By 1964, a decade after the Brown decision, less than 2 percent of formerly segregated school districts had experienced any desegregation. Over the course of the next several decades, the federal government, parents, the National Association for the Advancement of Colored People and other parties took legal action to ensure compliance with the Brown decision by local school districts.
In response, a common strategy adopted by many school systems to comply with the Brown decision was “freedom of choice” plans. In 1968, however, the U.S. Supreme Court in Green v. New Kent County School Board ruled that such attendance plans were ineffective for producing integration in the schools and mandated that federal courts must to the extent practicable look not only at student assignment, but to every facet of school operations. These factors have come to be commonly referred to as the Green factors, and include (1) student assignment, (2) faculty assignment, (3) staff assignment, (4) transportation, (5) extracurricular activities and (6) facilities.
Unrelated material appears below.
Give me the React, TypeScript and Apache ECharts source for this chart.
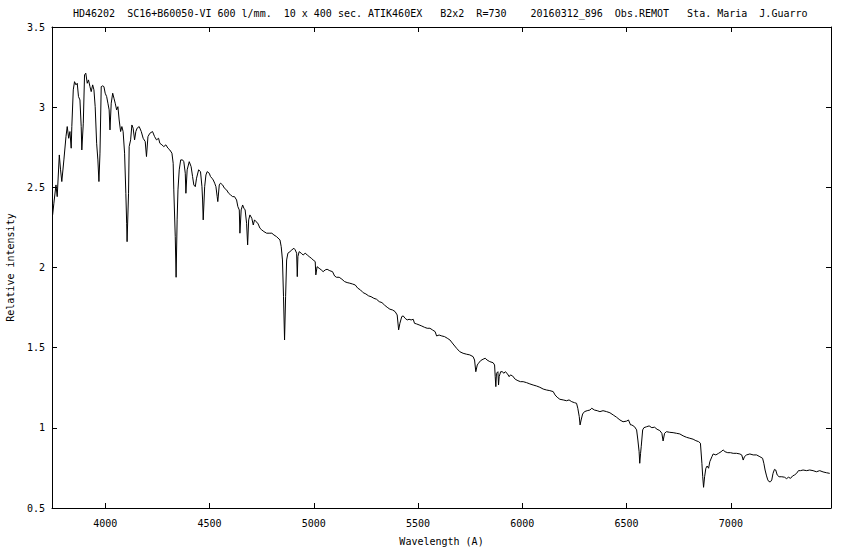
import React, { useEffect, useRef } from "react";
import * as echarts from "echarts";

const titleText =
  "HD46202  SC16+B60050-VI 600 l/mm.  10 x 400 sec. ATIK460EX   B2x2  R=730    20160312_896  Obs.REMOT   Sta. Maria  J.Guarro";
const xAxisName = "Wavelength (A)";
const yAxisName = "Relative intensity";

const xTicks = [4000, 4500, 5000, 5500, 6000, 6500, 7000];
const xMin = 3745;
const xMax = 7480;
const yMin = 0.5;
const yMax = 3.5;
const yStep = 0.5;

const wavelengths = [
  3748, 3754, 3764, 3770, 3780, 3786, 3792, 3802, 3812, 3818,
  3825, 3831, 3837, 3840, 3847, 3853, 3860, 3866, 3872, 3879,
  3885, 3888, 3895, 3901, 3907, 3914, 3920, 3927, 3933, 3940,
  3946, 3952, 3959, 3965, 3970, 3975, 3981, 3988, 3994, 4000,
  4007, 4013, 4019, 4023, 4029, 4036, 4042, 4048, 4055, 4061,
  4067, 4074, 4080, 4086, 4093, 4099, 4103, 4105, 4112, 4115,
  4122, 4128, 4134, 4141, 4147, 4153, 4163, 4173, 4182, 4192,
  4198, 4205, 4214, 4227, 4237, 4246, 4256, 4262, 4272, 4281,
  4291, 4301, 4310, 4320, 4326, 4329, 4336, 4340, 4345, 4349,
  4355, 4362, 4371, 4377, 4384, 4387, 4393, 4403, 4412, 4419,
  4425, 4432, 4438, 4448, 4457, 4464, 4467, 4470, 4477, 4483,
  4489, 4499, 4505, 4512, 4518, 4525, 4531, 4537, 4540, 4547,
  4553, 4563, 4572, 4582, 4592, 4601, 4611, 4620, 4630, 4636,
  4643, 4646, 4652, 4659, 4665, 4671, 4678, 4683, 4688, 4694,
  4703, 4710, 4716, 4723, 4732, 4742, 4751, 4761, 4774, 4786,
  4799, 4809, 4822, 4838, 4844, 4850, 4855, 4860, 4865, 4870,
  4876, 4886, 4895, 4905, 4911, 4918, 4921, 4924, 4930, 4940,
  4949, 4959, 4969, 4978, 4988, 4997, 5007, 5010, 5016, 5026,
  5036, 5045, 5055, 5064, 5077, 5090, 5100, 5109, 5122, 5135,
  5148, 5160, 5173, 5186, 5199, 5211, 5224, 5237, 5250, 5263,
  5275, 5288, 5301, 5314, 5327, 5339, 5352, 5365, 5378, 5390,
  5400, 5407, 5413, 5422, 5429, 5438, 5448, 5457, 5467, 5477,
  5483, 5493, 5505, 5518, 5531, 5544, 5557, 5570, 5582, 5589,
  5601, 5614, 5627, 5640, 5653, 5668, 5685, 5700, 5716, 5733,
  5748, 5764, 5771, 5777, 5784, 5790, 5800, 5812, 5822, 5831,
  5844, 5860, 5867, 5870, 5873, 5876, 5883, 5886, 5889, 5896,
  5905, 5911, 5918, 5927, 5937, 5943, 5953, 5966, 5979, 5991,
  6004, 6020, 6036, 6052, 6068, 6084, 6100, 6116, 6132, 6148,
  6157, 6167, 6180, 6196, 6212, 6224, 6237, 6250, 6260, 6266,
  6273, 6277, 6282, 6289, 6298, 6311, 6324, 6333, 6346, 6359,
  6372, 6387, 6404, 6420, 6436, 6452, 6468, 6483, 6500, 6509,
  6519, 6525, 6538, 6548, 6554, 6560, 6563, 6567, 6570, 6577,
  6583, 6596, 6608, 6621, 6634, 6646, 6659, 6669, 6675, 6682,
  6691, 6707, 6723, 6739, 6755, 6771, 6787, 6803, 6819, 6832,
  6845, 6854, 6861, 6865, 6869, 6874, 6880, 6886, 6893, 6899,
  6909, 6915, 6928, 6941, 6953, 6963, 6972, 6985, 6998, 7011,
  7027, 7043, 7052, 7059, 7065, 7075, 7091, 7107, 7123, 7139,
  7152, 7158, 7164, 7171, 7177, 7183, 7190, 7196, 7202, 7209,
  7215, 7222, 7231, 7244, 7257, 7267, 7276, 7286, 7296, 7305,
  7315, 7324, 7334, 7346, 7363, 7378, 7394, 7410, 7426, 7442,
  7458, 7474,
];

const intensities = [
  2.328, 2.401, 2.515, 2.442, 2.702, 2.609, 2.536, 2.671, 2.816, 2.879,
  2.806, 2.848, 2.744, 2.879, 3.108, 3.159, 3.139, 3.149, 3.066, 3.045,
  2.879, 2.733, 2.900, 3.201, 3.212, 3.149, 3.170, 3.128, 3.097, 3.139,
  3.108, 3.003, 2.775, 2.671, 2.536, 2.713, 3.128, 3.133, 3.128, 3.087,
  3.066, 3.025, 2.983, 2.858, 3.025, 3.087, 3.056, 3.025, 2.983, 3.003,
  2.920, 2.848, 2.879, 2.848, 2.713, 2.463, 2.276, 2.161, 2.463, 2.754,
  2.796, 2.889, 2.869, 2.796, 2.848, 2.869, 2.879, 2.848, 2.806, 2.785,
  2.692, 2.816, 2.837, 2.848, 2.816, 2.796, 2.806, 2.775, 2.765, 2.754,
  2.765, 2.744, 2.733, 2.713, 2.650, 2.484, 2.192, 1.939, 2.297, 2.484,
  2.609, 2.671, 2.671, 2.660, 2.588, 2.463, 2.609, 2.660, 2.629, 2.567,
  2.515, 2.504, 2.557, 2.609, 2.598, 2.504, 2.421, 2.297, 2.504, 2.577,
  2.598, 2.588, 2.567, 2.557, 2.546, 2.526, 2.504, 2.442, 2.411, 2.515,
  2.526, 2.515, 2.494, 2.484, 2.463, 2.453, 2.442, 2.442, 2.421, 2.380,
  2.359, 2.214, 2.359, 2.390, 2.370, 2.359, 2.276, 2.141, 2.297, 2.328,
  2.307, 2.265, 2.297, 2.286, 2.276, 2.245, 2.234, 2.224, 2.214, 2.214,
  2.214, 2.203, 2.192, 2.172, 2.130, 2.047, 1.818, 1.548, 1.818, 2.047,
  2.089, 2.099, 2.110, 2.120, 2.110, 2.089, 1.943, 2.068, 2.099, 2.089,
  2.078, 2.089, 2.078, 2.068, 2.058, 2.047, 2.037, 1.954, 2.005, 1.995,
  1.985, 1.974, 1.985, 1.989, 1.980, 1.974, 1.947, 1.939, 1.939, 1.927,
  1.912, 1.906, 1.902, 1.897, 1.891, 1.871, 1.860, 1.843, 1.835, 1.823,
  1.818, 1.808, 1.802, 1.787, 1.781, 1.766, 1.752, 1.740, 1.735, 1.725,
  1.704, 1.611, 1.652, 1.694, 1.698, 1.683, 1.673, 1.677, 1.673, 1.677,
  1.652, 1.648, 1.642, 1.635, 1.627, 1.621, 1.621, 1.610, 1.600, 1.573,
  1.579, 1.573, 1.569, 1.559, 1.548, 1.523, 1.496, 1.475, 1.465, 1.459,
  1.455, 1.444, 1.423, 1.350, 1.392, 1.403, 1.419, 1.428, 1.434, 1.423,
  1.413, 1.406, 1.392, 1.319, 1.257, 1.340, 1.350, 1.267, 1.319, 1.350,
  1.350, 1.340, 1.350, 1.340, 1.319, 1.330, 1.324, 1.303, 1.294, 1.288,
  1.288, 1.282, 1.274, 1.267, 1.261, 1.253, 1.242, 1.236, 1.232, 1.226,
  1.205, 1.191, 1.178, 1.174, 1.169, 1.174, 1.163, 1.157, 1.153, 1.122,
  1.070, 1.018, 1.049, 1.086, 1.101, 1.107, 1.111, 1.122, 1.111, 1.107,
  1.101, 1.107, 1.101, 1.094, 1.080, 1.066, 1.049, 1.038, 1.042, 1.049,
  1.018, 1.018, 1.007, 0.987, 0.924, 0.851, 0.779, 0.841, 0.882, 0.987,
  1.001, 1.007, 1.012, 1.001, 1.004, 0.991, 0.983, 0.966, 0.918, 0.966,
  0.976, 0.972, 0.970, 0.966, 0.962, 0.950, 0.941, 0.935, 0.929, 0.920,
  0.914, 0.904, 0.779, 0.695, 0.629, 0.695, 0.748, 0.762, 0.748, 0.789,
  0.820, 0.837, 0.831, 0.841, 0.851, 0.862, 0.851, 0.845, 0.845, 0.841,
  0.841, 0.837, 0.831, 0.799, 0.820, 0.831, 0.837, 0.831, 0.831, 0.820,
  0.810, 0.779, 0.737, 0.700, 0.675, 0.664, 0.664, 0.675, 0.716, 0.741,
  0.737, 0.706, 0.695, 0.695, 0.692, 0.683, 0.692, 0.685, 0.700, 0.706,
  0.716, 0.733, 0.733, 0.737, 0.733, 0.737, 0.733, 0.726, 0.733, 0.725,
  0.720, 0.716,
];

const FONT = "DejaVu Sans Mono";

export default function App() {
  const ref = useRef<HTMLDivElement>(null);

  useEffect(() => {
    if (!ref.current) return;
    const chart = echarts.init(ref.current, null, { renderer: "svg" });
    const data = wavelengths.map((w, i) => [w, intensities[i]]);
    const lineColor = "#000";
    const labelStyle = { color: "#000", fontFamily: FONT, fontSize: 10 };

    const xCommon = {
      type: "value" as const,
      min: xMin,
      max: xMax,
      splitLine: { show: false },
      axisLine: { show: true, onZero: false, lineStyle: { color: lineColor, width: 1 } },
    };
    const yCommon = {
      type: "value" as const,
      min: yMin,
      max: yMax,
      interval: yStep,
      splitLine: { show: false },
      axisLine: { show: true, onZero: false, lineStyle: { color: lineColor, width: 1 } },
    };

    chart.setOption({
      animation: false,
      backgroundColor: "#fff",
      title: {
        text: titleText,
        left: 73,
        top: 8,
        padding: 0,
        textStyle: { color: "#000", fontFamily: FONT, fontSize: 10, fontWeight: "normal" },
      },
      grid: {
        left: 52,
        right: 19,
        top: 27,
        bottom: 42,
        containLabel: false,
        outerBoundsMode: "none",
      },
      xAxis: [
        {
          ...xCommon,
          position: "bottom",
          name: xAxisName,
          nameLocation: "middle",
          nameGap: 28,
          nameTextStyle: labelStyle,
          axisTick: { show: true, inside: true, length: 5, customValues: xTicks, lineStyle: { color: lineColor } },
          axisLabel: {
            ...labelStyle,
            margin: 10,
            customValues: xTicks,
            formatter: (v: number) => String(v),
          },
        },
        {
          ...xCommon,
          position: "top",
          axisTick: { show: true, inside: true, length: 5, customValues: xTicks, lineStyle: { color: lineColor } },
          axisLabel: { show: false },
        },
      ],
      yAxis: [
        {
          ...yCommon,
          position: "left",
          name: yAxisName,
          nameLocation: "middle",
          nameGap: 37,
          nameRotate: 90,
          nameTextStyle: labelStyle,
          axisTick: { show: true, inside: true, length: 5, lineStyle: { color: lineColor } },
          axisLabel: { ...labelStyle, margin: 7, formatter: (v: number) => String(v) },
        },
        {
          ...yCommon,
          position: "right",
          axisTick: { show: true, inside: true, length: 5, lineStyle: { color: lineColor } },
          axisLabel: { show: false },
        },
      ],
      series: [
        {
          type: "line",
          xAxisIndex: 0,
          yAxisIndex: 0,
          data,
          showSymbol: false,
          symbol: "none",
          lineStyle: { color: lineColor, width: 1 },
          silent: true,
        },
      ],
    });

    return () => chart.dispose();
  }, []);

  return (
    <div
      ref={ref}
      style={{ position: "fixed", left: 0, top: 0, width: 850, height: 550, background: "#fff" }}
    />
  );
}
In addition, in the Green decision the Supreme Court established the term “unitary status” to describe a school system that has made the transition from a segregated system to a desegregated or “unitary” system. Under the Green decision, for a school district to receive a declaration of unitary status from the courts, the district was required to present to the court persuasive evidence that all vestiges of segregation for each Green factor had been eliminated from a system-wide point of view, and were unlikely to be resurrected.
Our advisory committee wanted to provide a report to the Civil Rights Commission and public regarding: (1) a definitive listing of all school districts in Tennessee that had ever been subject to judicial intervention, along with the initial court action and the date of that action; (2) a definitive listing of all school districts in the state with unitary status, the year unitary status was granted, and the court order; (3) a summary statement from each district still subject to court jurisdiction as to its intent to achieve unitary status; and (4) an analysis of integration patterns of school districts that have recently attained unitary status, one them being the Hamilton County school system.
The Civil Rights Commission report will look at achievement of program outcomes based on the Green factors. The committee members hope our work will encourage school districts to seek unitary status and provide policy-makers and the public with reliable information about the status of school desegregation litigation in the state.
Residents of Hamilton County know we have schools where racial diversity does not exist, just as we have schools where racial diversity exists today that were not present prior to the merger of schools in 1996. The correct view of our school system achieving unitary status is that it is a significantly positive achievement and statement for our community, but not the end of efforts to create greater diversity in our schools.
The Rev. Bernie Miller is pastor of New Covenant Fellowship Church in Chattanooga.